En dehors des temps fabuleux qui dépassent toutes les chronologies connues, l’histoire du Japon se divise en deux périodes que les Japonais appellent l’une oskei, et l’autre hanhei. La première s’étend depuis 660 avant Jésus-Christ jusqu’à 1192 après ; c’est celle pendant laquelle s’exerça le pouvoir des mikados. La seconde, commencée en 1192, ne s’est terminée qu’en 1868 ; elle correspond au pouvoir des shogoun ou commandans militaires, que les Européens se sont obstinés à désigner depuis longtemps par l’expression impropre de taïkoun. il s’en faut bien que cette date de 1192 marque un changement brusque opéré dans les institutions du pays ; elle n’a été choisie, comme celle qui marque chez nous la fin du moyen âge, que pour indiquer le point culminant d’une transition lente, poursuivie à travers les siècles. C’est seulement au commencement du XVIIe siècle, avec Yéyas, que le shogounat devint une institution légale et incontestée. Au point de vue particulier qui nous occupe, ce qu’il importe d’étudier dans la première période, c’est l’origine du pouvoir impérial, ses moyens de conservation et aussi ses élémens de faiblesse et de dissolution.

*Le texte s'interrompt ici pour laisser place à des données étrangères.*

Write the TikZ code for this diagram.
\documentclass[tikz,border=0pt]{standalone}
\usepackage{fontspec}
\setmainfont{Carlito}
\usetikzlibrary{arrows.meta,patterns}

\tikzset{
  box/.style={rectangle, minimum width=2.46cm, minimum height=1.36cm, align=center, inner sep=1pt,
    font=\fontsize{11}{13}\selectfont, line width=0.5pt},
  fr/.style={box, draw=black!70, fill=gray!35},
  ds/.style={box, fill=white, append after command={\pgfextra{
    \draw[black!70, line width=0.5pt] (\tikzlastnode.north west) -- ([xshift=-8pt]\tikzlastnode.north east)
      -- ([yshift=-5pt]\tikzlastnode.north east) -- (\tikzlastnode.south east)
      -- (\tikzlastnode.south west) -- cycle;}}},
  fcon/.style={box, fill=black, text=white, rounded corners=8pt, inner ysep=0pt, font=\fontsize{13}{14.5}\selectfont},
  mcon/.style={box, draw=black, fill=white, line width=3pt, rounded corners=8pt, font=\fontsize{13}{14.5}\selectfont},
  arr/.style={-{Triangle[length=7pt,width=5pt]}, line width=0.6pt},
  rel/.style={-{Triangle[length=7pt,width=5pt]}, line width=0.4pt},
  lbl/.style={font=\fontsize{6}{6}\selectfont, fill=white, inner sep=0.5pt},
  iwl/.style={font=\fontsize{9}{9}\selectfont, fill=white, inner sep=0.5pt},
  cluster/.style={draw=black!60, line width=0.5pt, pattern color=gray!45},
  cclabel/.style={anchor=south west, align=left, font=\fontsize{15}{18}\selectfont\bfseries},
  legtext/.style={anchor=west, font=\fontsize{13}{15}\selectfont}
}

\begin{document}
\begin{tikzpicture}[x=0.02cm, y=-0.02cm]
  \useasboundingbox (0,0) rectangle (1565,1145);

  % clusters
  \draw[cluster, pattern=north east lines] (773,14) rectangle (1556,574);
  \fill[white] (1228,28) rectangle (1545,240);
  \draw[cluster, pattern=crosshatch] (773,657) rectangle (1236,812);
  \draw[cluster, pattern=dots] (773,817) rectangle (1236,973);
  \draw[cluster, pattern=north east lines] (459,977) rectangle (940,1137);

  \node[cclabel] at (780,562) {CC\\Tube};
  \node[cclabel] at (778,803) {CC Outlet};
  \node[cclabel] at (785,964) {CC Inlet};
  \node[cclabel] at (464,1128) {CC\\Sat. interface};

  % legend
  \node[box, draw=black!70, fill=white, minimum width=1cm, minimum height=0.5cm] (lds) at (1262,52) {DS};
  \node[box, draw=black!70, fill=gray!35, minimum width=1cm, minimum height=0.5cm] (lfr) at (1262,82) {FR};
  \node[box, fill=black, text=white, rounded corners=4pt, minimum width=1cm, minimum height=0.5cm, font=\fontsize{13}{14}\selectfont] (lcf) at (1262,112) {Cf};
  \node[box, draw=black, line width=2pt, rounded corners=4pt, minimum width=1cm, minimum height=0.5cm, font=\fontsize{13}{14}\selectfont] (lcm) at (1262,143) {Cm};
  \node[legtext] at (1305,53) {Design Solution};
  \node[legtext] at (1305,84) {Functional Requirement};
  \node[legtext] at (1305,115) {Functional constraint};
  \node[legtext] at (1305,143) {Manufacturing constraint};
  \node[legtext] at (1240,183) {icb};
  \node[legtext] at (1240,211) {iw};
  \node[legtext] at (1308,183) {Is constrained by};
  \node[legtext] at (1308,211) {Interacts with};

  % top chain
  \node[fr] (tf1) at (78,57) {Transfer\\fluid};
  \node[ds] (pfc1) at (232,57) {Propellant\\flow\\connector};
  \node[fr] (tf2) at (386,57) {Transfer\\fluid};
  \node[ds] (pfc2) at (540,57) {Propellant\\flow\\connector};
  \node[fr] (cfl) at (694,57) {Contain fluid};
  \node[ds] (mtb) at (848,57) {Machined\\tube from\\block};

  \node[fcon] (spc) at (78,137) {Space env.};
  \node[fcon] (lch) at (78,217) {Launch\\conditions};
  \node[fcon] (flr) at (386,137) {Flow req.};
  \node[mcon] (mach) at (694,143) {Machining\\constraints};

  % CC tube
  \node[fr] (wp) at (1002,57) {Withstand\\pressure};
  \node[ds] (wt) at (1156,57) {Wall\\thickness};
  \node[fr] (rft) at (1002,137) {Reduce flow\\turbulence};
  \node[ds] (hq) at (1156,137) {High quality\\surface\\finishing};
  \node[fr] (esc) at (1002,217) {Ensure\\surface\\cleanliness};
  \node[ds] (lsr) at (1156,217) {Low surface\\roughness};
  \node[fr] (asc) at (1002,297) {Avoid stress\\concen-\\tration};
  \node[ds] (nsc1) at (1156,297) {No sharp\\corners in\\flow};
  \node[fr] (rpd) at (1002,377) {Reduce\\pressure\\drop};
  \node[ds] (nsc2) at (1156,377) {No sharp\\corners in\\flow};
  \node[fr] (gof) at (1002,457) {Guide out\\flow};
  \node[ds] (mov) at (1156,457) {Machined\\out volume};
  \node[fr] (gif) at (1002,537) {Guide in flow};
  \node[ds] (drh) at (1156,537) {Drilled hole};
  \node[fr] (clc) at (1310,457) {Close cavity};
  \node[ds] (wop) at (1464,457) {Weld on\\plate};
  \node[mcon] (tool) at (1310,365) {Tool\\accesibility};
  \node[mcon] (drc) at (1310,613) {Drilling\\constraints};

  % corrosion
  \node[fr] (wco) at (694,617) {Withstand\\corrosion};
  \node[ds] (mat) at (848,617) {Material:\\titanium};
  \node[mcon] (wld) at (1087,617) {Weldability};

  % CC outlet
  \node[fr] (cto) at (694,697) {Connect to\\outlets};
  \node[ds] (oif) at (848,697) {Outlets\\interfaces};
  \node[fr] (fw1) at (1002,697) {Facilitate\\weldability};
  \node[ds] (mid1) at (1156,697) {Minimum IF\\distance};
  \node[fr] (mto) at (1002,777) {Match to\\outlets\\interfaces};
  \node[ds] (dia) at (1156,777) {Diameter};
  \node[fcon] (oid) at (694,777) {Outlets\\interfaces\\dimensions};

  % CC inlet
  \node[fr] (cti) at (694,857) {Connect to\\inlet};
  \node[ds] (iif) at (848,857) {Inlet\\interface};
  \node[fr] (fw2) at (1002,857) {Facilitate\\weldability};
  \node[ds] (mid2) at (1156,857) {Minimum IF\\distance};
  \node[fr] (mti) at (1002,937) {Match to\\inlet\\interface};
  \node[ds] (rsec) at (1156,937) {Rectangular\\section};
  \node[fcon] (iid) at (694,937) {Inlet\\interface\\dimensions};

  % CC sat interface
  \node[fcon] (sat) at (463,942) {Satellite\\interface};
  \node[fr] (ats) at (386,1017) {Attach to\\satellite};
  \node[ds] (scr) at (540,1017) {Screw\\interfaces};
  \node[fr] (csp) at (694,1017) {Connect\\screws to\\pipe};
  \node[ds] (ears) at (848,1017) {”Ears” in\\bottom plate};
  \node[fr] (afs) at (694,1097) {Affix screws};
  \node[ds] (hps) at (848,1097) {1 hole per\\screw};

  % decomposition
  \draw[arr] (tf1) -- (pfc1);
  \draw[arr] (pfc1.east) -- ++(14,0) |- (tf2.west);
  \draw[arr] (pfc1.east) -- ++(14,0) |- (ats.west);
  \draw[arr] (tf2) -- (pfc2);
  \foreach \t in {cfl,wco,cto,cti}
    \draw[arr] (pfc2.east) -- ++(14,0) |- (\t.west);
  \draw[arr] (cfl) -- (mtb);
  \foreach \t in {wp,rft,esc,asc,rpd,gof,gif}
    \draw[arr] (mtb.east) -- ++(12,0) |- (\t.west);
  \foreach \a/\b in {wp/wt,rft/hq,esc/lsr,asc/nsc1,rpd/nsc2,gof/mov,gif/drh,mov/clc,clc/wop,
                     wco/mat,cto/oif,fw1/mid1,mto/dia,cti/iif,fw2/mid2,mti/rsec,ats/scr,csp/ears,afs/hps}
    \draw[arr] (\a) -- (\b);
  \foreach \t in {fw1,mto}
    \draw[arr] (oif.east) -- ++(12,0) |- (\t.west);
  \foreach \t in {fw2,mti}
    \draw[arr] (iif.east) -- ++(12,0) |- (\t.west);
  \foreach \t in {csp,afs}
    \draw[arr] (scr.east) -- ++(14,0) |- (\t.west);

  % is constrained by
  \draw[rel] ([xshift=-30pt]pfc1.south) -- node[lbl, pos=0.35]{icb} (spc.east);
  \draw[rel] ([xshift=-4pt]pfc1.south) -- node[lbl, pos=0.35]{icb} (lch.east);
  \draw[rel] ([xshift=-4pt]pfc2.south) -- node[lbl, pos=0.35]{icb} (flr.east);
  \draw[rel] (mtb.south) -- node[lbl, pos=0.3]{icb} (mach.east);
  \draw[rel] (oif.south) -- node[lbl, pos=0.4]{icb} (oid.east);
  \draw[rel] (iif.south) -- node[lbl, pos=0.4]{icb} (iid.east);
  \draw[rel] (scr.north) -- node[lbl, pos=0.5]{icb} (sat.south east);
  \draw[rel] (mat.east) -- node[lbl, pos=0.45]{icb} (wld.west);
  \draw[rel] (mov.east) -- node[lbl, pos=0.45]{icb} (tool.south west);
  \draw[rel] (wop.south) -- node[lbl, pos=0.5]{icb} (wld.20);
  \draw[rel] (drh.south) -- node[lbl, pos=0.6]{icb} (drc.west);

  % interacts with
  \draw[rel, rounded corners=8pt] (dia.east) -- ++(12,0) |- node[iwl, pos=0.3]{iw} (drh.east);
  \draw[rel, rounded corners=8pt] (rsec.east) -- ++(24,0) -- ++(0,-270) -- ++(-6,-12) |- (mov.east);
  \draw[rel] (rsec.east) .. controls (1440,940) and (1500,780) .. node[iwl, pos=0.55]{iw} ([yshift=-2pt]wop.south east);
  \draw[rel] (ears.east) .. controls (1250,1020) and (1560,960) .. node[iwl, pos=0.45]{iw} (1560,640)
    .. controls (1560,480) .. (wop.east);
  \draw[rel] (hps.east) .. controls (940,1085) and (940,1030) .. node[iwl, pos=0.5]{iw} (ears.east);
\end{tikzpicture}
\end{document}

Les conquérans, Malais ou Chinois, qui au début de l’époque historique s’emparèrent du sol semblent s’y être établis en maîtres exclusifs sans se mêler à la population aborigène des Yessos ou Aïnos, qui recula devant eux. Leurs chefs, les mikados, étaient avant tout des chefs militaires ; leur pouvoir conserva quelque force tant qu’ils eurent à combattre vers l’est les habitans primitifs. C’est pendant cette période qu’on essaya, sans y parvenir, d’extirper l’odieuse coutume d’enterrer les vivans avec les morts ; plus tard on remplaça ces victimes humaines par des images de bois. Ce pouvoir des mikados dut s’affaiblir dès que la conquête achevée le rendit inutile et à charge aux vainqueurs, et c’est alors qu’il revêtit le caractère religieux. On vit apparaître le sintoïsme, — culte des kamis ou génies protecteurs, dont le souverain est le descendant charnel, — et le mythe du glaive, du miroir et du sceau remis par Zenshio-Daijin à ses héritiers mortels. La théocratie sintoïste remplace l’autorité militaire, elle dut bientôt elle-même céder le pas au bouddhisme (600 ans après Jésus-Christ).